- _EXERCISE PROMPT_:
Word for word, quote all of the material, omitting the pictures.

- _GIVEN DATA_:
· · ·

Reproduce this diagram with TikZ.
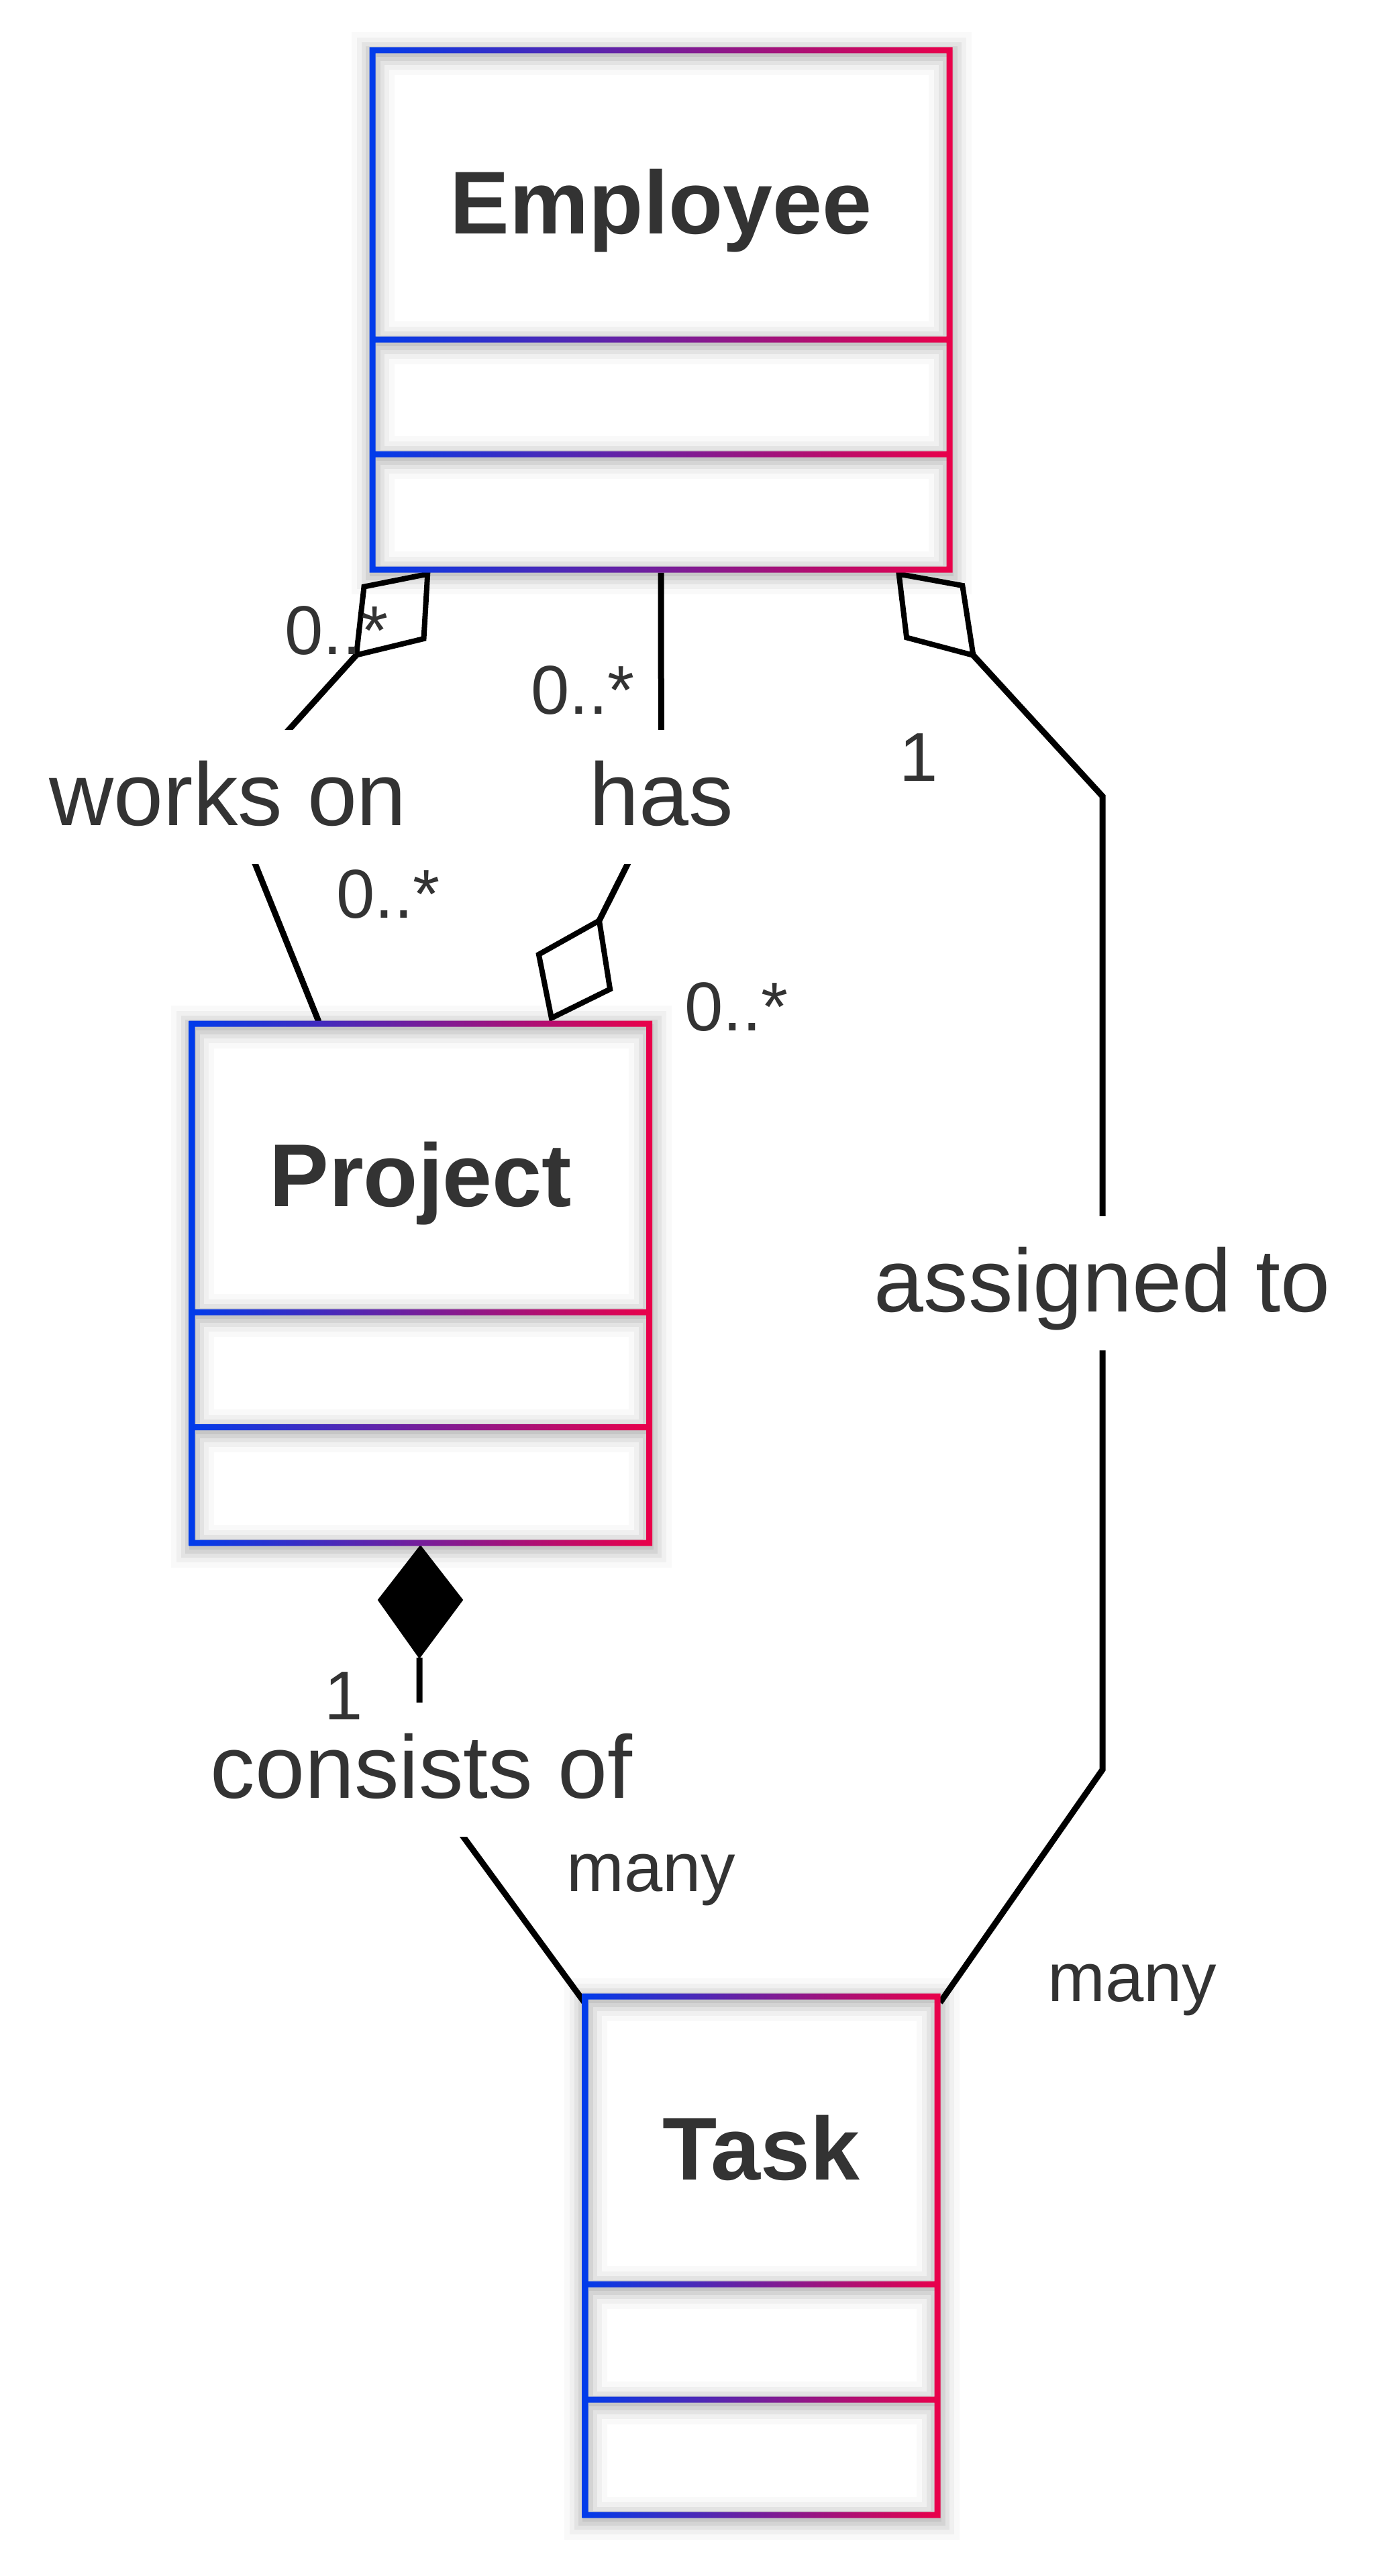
\documentclass[tikz,border=0pt]{standalone}
\usepackage{fontspec}
\setmainfont{Liberation Sans}
\usetikzlibrary{fit}
\definecolor{cblue}{RGB}{0,60,235}
\definecolor{cred}{RGB}{234,0,74}
\definecolor{txt}{HTML}{333333}
\pgfdeclarelayer{bglayer}
\pgfdeclarelayer{connlayer}
\pgfsetlayers{bglayer,connlayer,main}
\tikzset{
  classbox/.style={inner sep=0pt, draw=none},
  classtitle/.style={anchor=base, inner sep=0pt, text=txt, font=\bfseries\fontsize{133}{160}\selectfont},
  assoc/.style={draw=black, line width=9pt, line join=miter},
  odiam/.style={draw=black, line width=8pt, fill=white, line join=miter},
  fdiam/.style={draw=black, line width=2pt, fill=black, line join=miter},
  rel/.style={fill=white, inner xsep=6pt, inner ysep=0pt, text height=142.5pt, text depth=57.5pt, text=txt, font=\fontsize{133}{160}\selectfont},
  mult/.style={anchor=base west, inner sep=0pt, text=txt, font=\fontsize{103}{124}\selectfont}
}
% name, x0, y0, x1, y1, divider1, divider2, title baseline, title
\newcommand\umlclass[9]{%
  \node[classbox, fit={(#2,#3)(#4,#5)}] (#1) {};
  \fill[white] (#2,#3) rectangle (#4,#5);
  \foreach \w/\o in {10/0.07,22/0.06,34/0.05,48/0.035,64/0.025}{%
    \draw[line width=\w pt, draw opacity=\o, black, yshift=-5pt, xshift=1pt]
      (#2,#3) rectangle (#4,#6) (#2,#6) rectangle (#4,#7) (#2,#7) rectangle (#4,#5);
  }
  \path[left color=cblue, right color=cred, even odd rule]
    (#2-4.5,#3-4.5) rectangle (#4+4.5,#5+4.5)
    (#2+4.5,#3+4.5) rectangle (#4-4.5,#6-4.5)
    (#2+4.5,#6+4.5) rectangle (#4-4.5,#7-4.5)
    (#2+4.5,#7+4.5) rectangle (#4-4.5,#5-4.5);
  \node[classtitle] (#1title) at ({(#2+#4)/2},#8) {#9};
}
\begin{document}
\begin{tikzpicture}[x=1pt,y=-1pt]
\useasboundingbox (0,0) rectangle (2069,3840);
\begin{pgfonlayer}{bglayer}
  \fill[white] (0,0) rectangle (2069,3840);
\end{pgfonlayer}

% classes
\umlclass{emp}{555}{75}{1415}{849}{506}{677}{348}{Employee}
\umlclass{proj}{286}{1526}{967.5}{2300}{1956}{2127.5}{1798.5}{Project}
\umlclass{task}{872}{2976}{1397}{3749}{3405}{3577}{3249}{Task}

% relation labels
\node[rel] (wo) at (340,1188) {works on};
\node[rel] (has) at (985.5,1188) {has};
\node[rel] (asg) at (1643,1912.5) {assigned to};
\node[rel] (cons) at (628,2637.5) {consists of};

% connector points
\coordinate (woA) at (531,976.5);
\coordinate (woB) at (475,1523);
\coordinate (hasA) at (985,853.5);
\coordinate (hasB) at (893,1372.3);
\coordinate (asA) at (1450.4,976.8);
\coordinate (asK1) at (1643,1187);
\coordinate (asK2) at (1643,2638);
\coordinate (asB) at (1401,2985);
\coordinate (coA) at (625,2471);
\coordinate (coK) at (625,2580);
\coordinate (coM) at (617,2637.5);
\coordinate (coB) at (871,2985);

\begin{pgfonlayer}{connlayer}
  \draw[assoc] (woA) -- (wo.center) -- (woB);
  \draw[assoc] (hasA) -- (has.center) -- (hasB);
  \draw[assoc] (asA) -- (asK1) -- (asg.center) -- (asK2) -- (asB);
  \draw[assoc] (coA) -- (coK) -- (coM) -- (coB);
  % aggregation diamonds
  \draw[odiam] (637.2,855.7) -- (542.5,874.6) -- (woA) -- (631.5,952.1) -- cycle;
  \draw[odiam] (hasB) -- (802.9,1422.8) -- (821.8,1517.6) -- (909.1,1474.5) -- cycle;
  \draw[odiam] (1339.6,855.7) -- (1434.3,872.9) -- (asA) -- (1351.1,950.4) -- cycle;
  % composition diamond
  \draw[fdiam] (626.5,2304.5) -- (564,2385) -- (coA) -- (689,2385) -- cycle;
\end{pgfonlayer}

% multiplicities
\node[mult] (m1) at (424,975) {0..*};
\node[mult] (m2) at (501,1368) {0..*};
\node[mult] (m3) at (791,1064) {0..*};
\node[mult] (m4) at (1340,1164) {1};
\node[mult] (m5) at (1020,1536) {0..*};
\node[mult] (m6) at (483,2563) {1};
\node[mult] (m7) at (844,2819) {many};
\node[mult] (m8) at (1561,2983) {many};
\end{tikzpicture}
\end{document}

· · ·

- _SOLUTION BELOW_:
Reproduce this diagram with TikZ.
\documentclass[tikz,border=0pt]{standalone}
\usepackage{fontspec}
\setmainfont{Liberation Sans}
\usetikzlibrary{fit}
\definecolor{cblue}{RGB}{0,60,235}
\definecolor{cred}{RGB}{234,0,74}
\definecolor{txt}{HTML}{333333}
\pgfdeclarelayer{bglayer}
\pgfdeclarelayer{connlayer}
\pgfsetlayers{bglayer,connlayer,main}
\tikzset{
  classbox/.style={inner sep=0pt, draw=none},
  classtitle/.style={anchor=base, inner sep=0pt, text=txt, font=\bfseries\fontsize{133}{160}\selectfont},
  assoc/.style={draw=black, line width=9pt, line join=miter},
  odiam/.style={draw=black, line width=8pt, fill=white, line join=miter},
  fdiam/.style={draw=black, line width=2pt, fill=black, line join=miter},
  rel/.style={fill=white, inner xsep=6pt, inner ysep=0pt, text height=142.5pt, text depth=57.5pt, text=txt, font=\fontsize{133}{160}\selectfont},
  mult/.style={anchor=base west, inner sep=0pt, text=txt, font=\fontsize{103}{124}\selectfont}
}
% name, x0, y0, x1, y1, divider1, divider2, title baseline, title
\newcommand\umlclass[9]{%
  \node[classbox, fit={(#2,#3)(#4,#5)}] (#1) {};
  \fill[white] (#2,#3) rectangle (#4,#5);
  \foreach \w/\o in {10/0.07,22/0.06,34/0.05,48/0.035,64/0.025}{%
    \draw[line width=\w pt, draw opacity=\o, black, yshift=-5pt, xshift=1pt]
      (#2,#3) rectangle (#4,#6) (#2,#6) rectangle (#4,#7) (#2,#7) rectangle (#4,#5);
  }
  \path[left color=cblue, right color=cred, even odd rule]
    (#2-4.5,#3-4.5) rectangle (#4+4.5,#5+4.5)
    (#2+4.5,#3+4.5) rectangle (#4-4.5,#6-4.5)
    (#2+4.5,#6+4.5) rectangle (#4-4.5,#7-4.5)
    (#2+4.5,#7+4.5) rectangle (#4-4.5,#5-4.5);
  \node[classtitle] (#1title) at ({(#2+#4)/2},#8) {#9};
}
\begin{document}
\begin{tikzpicture}[x=1pt,y=-1pt]
\useasboundingbox (0,0) rectangle (2069,3840);
\begin{pgfonlayer}{bglayer}
  \fill[white] (0,0) rectangle (2069,3840);
\end{pgfonlayer}

% classes
\umlclass{emp}{555}{75}{1415}{849}{506}{677}{348}{Employee}
\umlclass{proj}{286}{1526}{967.5}{2300}{1956}{2127.5}{1798.5}{Project}
\umlclass{task}{872}{2976}{1397}{3749}{3405}{3577}{3249}{Task}

% relation labels
\node[rel] (wo) at (340,1188) {works on};
\node[rel] (has) at (985.5,1188) {has};
\node[rel] (asg) at (1643,1912.5) {assigned to};
\node[rel] (cons) at (628,2637.5) {consists of};

% connector points
\coordinate (woA) at (531,976.5);
\coordinate (woB) at (475,1523);
\coordinate (hasA) at (985,853.5);
\coordinate (hasB) at (893,1372.3);
\coordinate (asA) at (1450.4,976.8);
\coordinate (asK1) at (1643,1187);
\coordinate (asK2) at (1643,2638);
\coordinate (asB) at (1401,2985);
\coordinate (coA) at (625,2471);
\coordinate (coK) at (625,2580);
\coordinate (coM) at (617,2637.5);
\coordinate (coB) at (871,2985);

\begin{pgfonlayer}{connlayer}
  \draw[assoc] (woA) -- (wo.center) -- (woB);
  \draw[assoc] (hasA) -- (has.center) -- (hasB);
  \draw[assoc] (asA) -- (asK1) -- (asg.center) -- (asK2) -- (asB);
  \draw[assoc] (coA) -- (coK) -- (coM) -- (coB);
  % aggregation diamonds
  \draw[odiam] (637.2,855.7) -- (542.5,874.6) -- (woA) -- (631.5,952.1) -- cycle;
  \draw[odiam] (hasB) -- (802.9,1422.8) -- (821.8,1517.6) -- (909.1,1474.5) -- cycle;
  \draw[odiam] (1339.6,855.7) -- (1434.3,872.9) -- (asA) -- (1351.1,950.4) -- cycle;
  % composition diamond
  \draw[fdiam] (626.5,2304.5) -- (564,2385) -- (coA) -- (689,2385) -- cycle;
\end{pgfonlayer}

% multiplicities
\node[mult] (m1) at (424,975) {0..*};
\node[mult] (m2) at (501,1368) {0..*};
\node[mult] (m3) at (791,1064) {0..*};
\node[mult] (m4) at (1340,1164) {1};
\node[mult] (m5) at (1020,1536) {0..*};
\node[mult] (m6) at (483,2563) {1};
\node[mult] (m7) at (844,2819) {many};
\node[mult] (m8) at (1561,2983) {many};
\end{tikzpicture}
\end{document}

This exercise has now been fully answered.